Retype the whole listing verbatim and keep the pictures out of it.

** begin **

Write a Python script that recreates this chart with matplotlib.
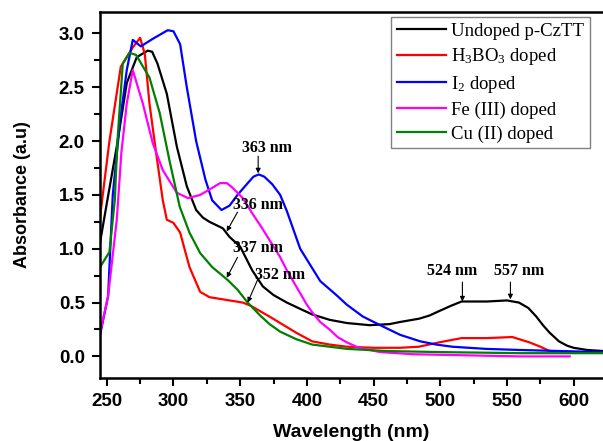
import matplotlib
matplotlib.use("Agg")
import matplotlib.pyplot as plt
from matplotlib.ticker import MultipleLocator

plt.rcParams['mathtext.fontset'] = 'custom'
plt.rcParams['mathtext.rm'] = 'Liberation Serif'
plt.rcParams['mathtext.it'] = 'Liberation Serif:italic'

# Undoped p-CzTT
wl_undoped = [245, 250, 257.5, 265, 272.5, 280.7, 284, 288, 295, 302.5, 310, 317, 322, 327, 337, 342,
              350, 359, 367, 375, 385, 397, 404, 417, 430, 447, 462, 470, 484, 492, 499, 508, 516, 525,
              535, 550, 559, 566, 572, 577, 582, 589, 595, 600, 610, 622]
abs_undoped = [1.06, 1.42, 1.95, 2.54, 2.78, 2.84, 2.83, 2.72, 2.44, 1.95, 1.58, 1.36, 1.29, 1.25, 1.19, 1.11,
               1.02, 0.8, 0.65, 0.57, 0.5, 0.43, 0.39, 0.34, 0.31, 0.29, 0.3, 0.32, 0.35, 0.38, 0.42, 0.47, 0.51, 0.51,
               0.51, 0.52, 0.5, 0.45, 0.37, 0.29, 0.22, 0.14, 0.1, 0.08, 0.06, 0.05]

# H3BO3 doped
wl_h3bo3 = [245, 252, 260.5, 269.5, 275, 278.5, 282, 287, 292, 295, 300, 305, 312, 320, 327, 342,
            352, 358, 365, 372, 380, 392, 404, 417, 430, 450, 470, 484, 499, 516, 535, 554, 567, 575,
            582, 600, 622]
abs_h3bo3 = [1.3, 2.0, 2.69, 2.87, 2.96, 2.81, 2.35, 1.89, 1.45, 1.27, 1.24, 1.15, 0.83, 0.6, 0.55, 0.52,
             0.5, 0.47, 0.42, 0.37, 0.31, 0.22, 0.14, 0.11, 0.09, 0.08, 0.08, 0.09, 0.13, 0.17, 0.17, 0.18, 0.13, 0.09,
             0.05, 0.04, 0.04]

# I2 doped
wl_i2 = [245, 251, 254.5, 260, 265, 269.5, 275.5, 284.5, 295.7, 300, 305, 310, 317, 324, 329, 336,
         342, 348, 355, 360, 364, 368, 374, 380, 385, 395, 410, 423, 430, 442, 455, 470, 485, 497,
         509, 534, 559, 589, 622]
abs_i2 = [0.2, 0.56, 1.5, 2.19, 2.66, 2.94, 2.88, 2.95, 3.03, 3.02, 2.9, 2.5, 2.0, 1.64, 1.45, 1.36,
          1.4, 1.5, 1.6, 1.67, 1.69, 1.67, 1.6, 1.5, 1.35, 1.0, 0.7, 0.56, 0.48, 0.37, 0.29, 0.2, 0.14, 0.11,
          0.09, 0.07, 0.06, 0.05, 0.04]

# Fe (III) doped
wl_fe = [245, 251, 257.5, 261, 265, 269.5, 277, 284.5, 292, 302.5, 311, 320, 327, 335, 340, 344,
         352, 359, 366, 372, 379.6, 385, 392, 400, 404, 410, 417, 423, 430, 439, 455, 480, 520, 560, 597]
abs_fe = [0.22, 0.56, 1.27, 1.9, 2.35, 2.66, 2.35, 1.98, 1.73, 1.52, 1.47, 1.5, 1.55, 1.61, 1.61, 1.57,
          1.47, 1.33, 1.2, 1.08, 0.93, 0.8, 0.65, 0.48, 0.41, 0.32, 0.25, 0.18, 0.13, 0.08, 0.04, 0.02, 0.01, 0.0, 0.0]

# Cu (II) doped
wl_cu = [245, 252, 256, 258, 262, 267, 272, 282, 289.7, 297, 304.7, 312, 320, 329, 340.6, 348,
         355.6, 365, 372, 380, 392, 404, 430, 460, 500, 560, 622]
abs_cu = [0.83, 0.97, 1.45, 2.0, 2.72, 2.82, 2.8, 2.59, 2.26, 1.82, 1.39, 1.15, 0.96, 0.83, 0.71, 0.62,
          0.5, 0.38, 0.3, 0.23, 0.16, 0.11, 0.07, 0.05, 0.04, 0.03, 0.03]

series = [
    (wl_undoped, abs_undoped, 'black', 'Undoped p-CzTT'),
    (wl_h3bo3, abs_h3bo3, 'red', 'H$_3$BO$_3$ doped'),
    (wl_i2, abs_i2, 'blue', 'I$_2$ doped'),
    (wl_fe, abs_fe, 'magenta', 'Fe (III) doped'),
    (wl_cu, abs_cu, 'green', 'Cu (II) doped'),
]

# peak labels: text, text position, arrow start, arrow tip
peak_labels = ['363 nm', '336 nm', '337 nm', '352 nm', '524 nm', '557 nm']
peak_text = [(370, 1.94), (363, 1.41), (363, 1.01), (379.6, 0.76), (509, 0.79), (559, 0.79)]
arrow_from = [(363.5, 1.86), (348, 1.34), (348, 0.92), (363, 0.71), (516.6, 0.69), (552.6, 0.69)]
arrow_to = [(363.5, 1.70), (339.9, 1.16), (339.9, 0.73), (355.6, 0.5), (516.6, 0.51), (552.6, 0.53)]

fig = plt.figure(figsize=(6.03, 4.41), dpi=100)
ax = fig.add_axes([0.166, 0.143, 0.834, 0.830])

for x, y, c, lab in series:
    ax.plot(x, y, color=c, lw=1.6, label=lab)

for lab, txt, a0, a1 in zip(peak_labels, peak_text, arrow_from, arrow_to):
    ax.annotate('', xy=a1, xytext=a0,
                arrowprops=dict(arrowstyle='-|>', color='black', lw=0.8,
                                mutation_scale=7, shrinkA=0, shrinkB=0))
    ax.text(txt[0], txt[1], lab, ha='center', va='center',
            fontsize=11.5, fontweight='bold', family='Liberation Serif')

ax.set_xlim(245, 622)
ax.set_ylim(-0.2, 3.2)
ax.xaxis.set_major_locator(MultipleLocator(50))
ax.xaxis.set_minor_locator(MultipleLocator(25))
ax.yaxis.set_major_locator(MultipleLocator(0.5))
ax.yaxis.set_minor_locator(MultipleLocator(0.25))
ax.tick_params(which='both', direction='out', width=1.5)
ax.tick_params(which='major', length=6, labelsize=13.5, pad=5)
ax.tick_params(which='minor', length=4)
for lbl in ax.get_xticklabels() + ax.get_yticklabels():
    lbl.set_fontweight('bold')
    lbl.set_family('Liberation Sans')
for s in ['left', 'bottom', 'top']:
    ax.spines[s].set_linewidth(1.8)
ax.spines['right'].set_visible(False)

ax.set_xlabel('Wavelength (nm)', fontsize=14, fontweight='bold', family='Liberation Sans', labelpad=10)
ax.set_ylabel('Absorbance (a.u)', fontsize=13, fontweight='bold', family='Liberation Sans', labelpad=20)

leg = ax.legend(loc='upper right', bbox_to_anchor=(0.974, 0.986), borderaxespad=0,
                prop={'family': 'Liberation Serif', 'size': 13.5}, fancybox=False,
                edgecolor='gray', framealpha=1, handlelength=2.6, handletextpad=0.3,
                labelspacing=0.35, borderpad=0.3)
leg.get_frame().set_linewidth(1.0)

fig.savefig('out.png', dpi=100)
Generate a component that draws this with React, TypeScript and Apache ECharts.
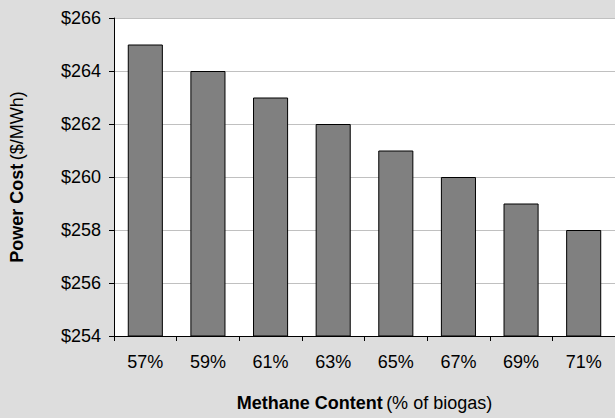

** end **

> Result for this task:
Write a Python script that recreates this chart with matplotlib.
import matplotlib
matplotlib.use("Agg")
import matplotlib.pyplot as plt
from matplotlib.ticker import MultipleLocator

plt.rcParams['mathtext.fontset'] = 'custom'
plt.rcParams['mathtext.rm'] = 'Liberation Serif'
plt.rcParams['mathtext.it'] = 'Liberation Serif:italic'

# Undoped p-CzTT
wl_undoped = [245, 250, 257.5, 265, 272.5, 280.7, 284, 288, 295, 302.5, 310, 317, 322, 327, 337, 342,
              350, 359, 367, 375, 385, 397, 404, 417, 430, 447, 462, 470, 484, 492, 499, 508, 516, 525,
              535, 550, 559, 566, 572, 577, 582, 589, 595, 600, 610, 622]
abs_undoped = [1.06, 1.42, 1.95, 2.54, 2.78, 2.84, 2.83, 2.72, 2.44, 1.95, 1.58, 1.36, 1.29, 1.25, 1.19, 1.11,
               1.02, 0.8, 0.65, 0.57, 0.5, 0.43, 0.39, 0.34, 0.31, 0.29, 0.3, 0.32, 0.35, 0.38, 0.42, 0.47, 0.51, 0.51,
               0.51, 0.52, 0.5, 0.45, 0.37, 0.29, 0.22, 0.14, 0.1, 0.08, 0.06, 0.05]

# H3BO3 doped
wl_h3bo3 = [245, 252, 260.5, 269.5, 275, 278.5, 282, 287, 292, 295, 300, 305, 312, 320, 327, 342,
            352, 358, 365, 372, 380, 392, 404, 417, 430, 450, 470, 484, 499, 516, 535, 554, 567, 575,
            582, 600, 622]
abs_h3bo3 = [1.3, 2.0, 2.69, 2.87, 2.96, 2.81, 2.35, 1.89, 1.45, 1.27, 1.24, 1.15, 0.83, 0.6, 0.55, 0.52,
             0.5, 0.47, 0.42, 0.37, 0.31, 0.22, 0.14, 0.11, 0.09, 0.08, 0.08, 0.09, 0.13, 0.17, 0.17, 0.18, 0.13, 0.09,
             0.05, 0.04, 0.04]

# I2 doped
wl_i2 = [245, 251, 254.5, 260, 265, 269.5, 275.5, 284.5, 295.7, 300, 305, 310, 317, 324, 329, 336,
         342, 348, 355, 360, 364, 368, 374, 380, 385, 395, 410, 423, 430, 442, 455, 470, 485, 497,
         509, 534, 559, 589, 622]
abs_i2 = [0.2, 0.56, 1.5, 2.19, 2.66, 2.94, 2.88, 2.95, 3.03, 3.02, 2.9, 2.5, 2.0, 1.64, 1.45, 1.36,
          1.4, 1.5, 1.6, 1.67, 1.69, 1.67, 1.6, 1.5, 1.35, 1.0, 0.7, 0.56, 0.48, 0.37, 0.29, 0.2, 0.14, 0.11,
          0.09, 0.07, 0.06, 0.05, 0.04]

# Fe (III) doped
wl_fe = [245, 251, 257.5, 261, 265, 269.5, 277, 284.5, 292, 302.5, 311, 320, 327, 335, 340, 344,
         352, 359, 366, 372, 379.6, 385, 392, 400, 404, 410, 417, 423, 430, 439, 455, 480, 520, 560, 597]
abs_fe = [0.22, 0.56, 1.27, 1.9, 2.35, 2.66, 2.35, 1.98, 1.73, 1.52, 1.47, 1.5, 1.55, 1.61, 1.61, 1.57,
          1.47, 1.33, 1.2, 1.08, 0.93, 0.8, 0.65, 0.48, 0.41, 0.32, 0.25, 0.18, 0.13, 0.08, 0.04, 0.02, 0.01, 0.0, 0.0]

# Cu (II) doped
wl_cu = [245, 252, 256, 258, 262, 267, 272, 282, 289.7, 297, 304.7, 312, 320, 329, 340.6, 348,
         355.6, 365, 372, 380, 392, 404, 430, 460, 500, 560, 622]
abs_cu = [0.83, 0.97, 1.45, 2.0, 2.72, 2.82, 2.8, 2.59, 2.26, 1.82, 1.39, 1.15, 0.96, 0.83, 0.71, 0.62,
          0.5, 0.38, 0.3, 0.23, 0.16, 0.11, 0.07, 0.05, 0.04, 0.03, 0.03]

series = [
    (wl_undoped, abs_undoped, 'black', 'Undoped p-CzTT'),
    (wl_h3bo3, abs_h3bo3, 'red', 'H$_3$BO$_3$ doped'),
    (wl_i2, abs_i2, 'blue', 'I$_2$ doped'),
    (wl_fe, abs_fe, 'magenta', 'Fe (III) doped'),
    (wl_cu, abs_cu, 'green', 'Cu (II) doped'),
]

# peak labels: text, text position, arrow start, arrow tip
peak_labels = ['363 nm', '336 nm', '337 nm', '352 nm', '524 nm', '557 nm']
peak_text = [(370, 1.94), (363, 1.41), (363, 1.01), (379.6, 0.76), (509, 0.79), (559, 0.79)]
arrow_from = [(363.5, 1.86), (348, 1.34), (348, 0.92), (363, 0.71), (516.6, 0.69), (552.6, 0.69)]
arrow_to = [(363.5, 1.70), (339.9, 1.16), (339.9, 0.73), (355.6, 0.5), (516.6, 0.51), (552.6, 0.53)]

fig = plt.figure(figsize=(6.03, 4.41), dpi=100)
ax = fig.add_axes([0.166, 0.143, 0.834, 0.830])

for x, y, c, lab in series:
    ax.plot(x, y, color=c, lw=1.6, label=lab)

for lab, txt, a0, a1 in zip(peak_labels, peak_text, arrow_from, arrow_to):
    ax.annotate('', xy=a1, xytext=a0,
                arrowprops=dict(arrowstyle='-|>', color='black', lw=0.8,
                                mutation_scale=7, shrinkA=0, shrinkB=0))
    ax.text(txt[0], txt[1], lab, ha='center', va='center',
            fontsize=11.5, fontweight='bold', family='Liberation Serif')

ax.set_xlim(245, 622)
ax.set_ylim(-0.2, 3.2)
ax.xaxis.set_major_locator(MultipleLocator(50))
ax.xaxis.set_minor_locator(MultipleLocator(25))
ax.yaxis.set_major_locator(MultipleLocator(0.5))
ax.yaxis.set_minor_locator(MultipleLocator(0.25))
ax.tick_params(which='both', direction='out', width=1.5)
ax.tick_params(which='major', length=6, labelsize=13.5, pad=5)
ax.tick_params(which='minor', length=4)
for lbl in ax.get_xticklabels() + ax.get_yticklabels():
    lbl.set_fontweight('bold')
    lbl.set_family('Liberation Sans')
for s in ['left', 'bottom', 'top']:
    ax.spines[s].set_linewidth(1.8)
ax.spines['right'].set_visible(False)

ax.set_xlabel('Wavelength (nm)', fontsize=14, fontweight='bold', family='Liberation Sans', labelpad=10)
ax.set_ylabel('Absorbance (a.u)', fontsize=13, fontweight='bold', family='Liberation Sans', labelpad=20)

leg = ax.legend(loc='upper right', bbox_to_anchor=(0.974, 0.986), borderaxespad=0,
                prop={'family': 'Liberation Serif', 'size': 13.5}, fancybox=False,
                edgecolor='gray', framealpha=1, handlelength=2.6, handletextpad=0.3,
                labelspacing=0.35, borderpad=0.3)
leg.get_frame().set_linewidth(1.0)

fig.savefig('out.png', dpi=100)
Generate a component that draws this with React, TypeScript and Apache ECharts.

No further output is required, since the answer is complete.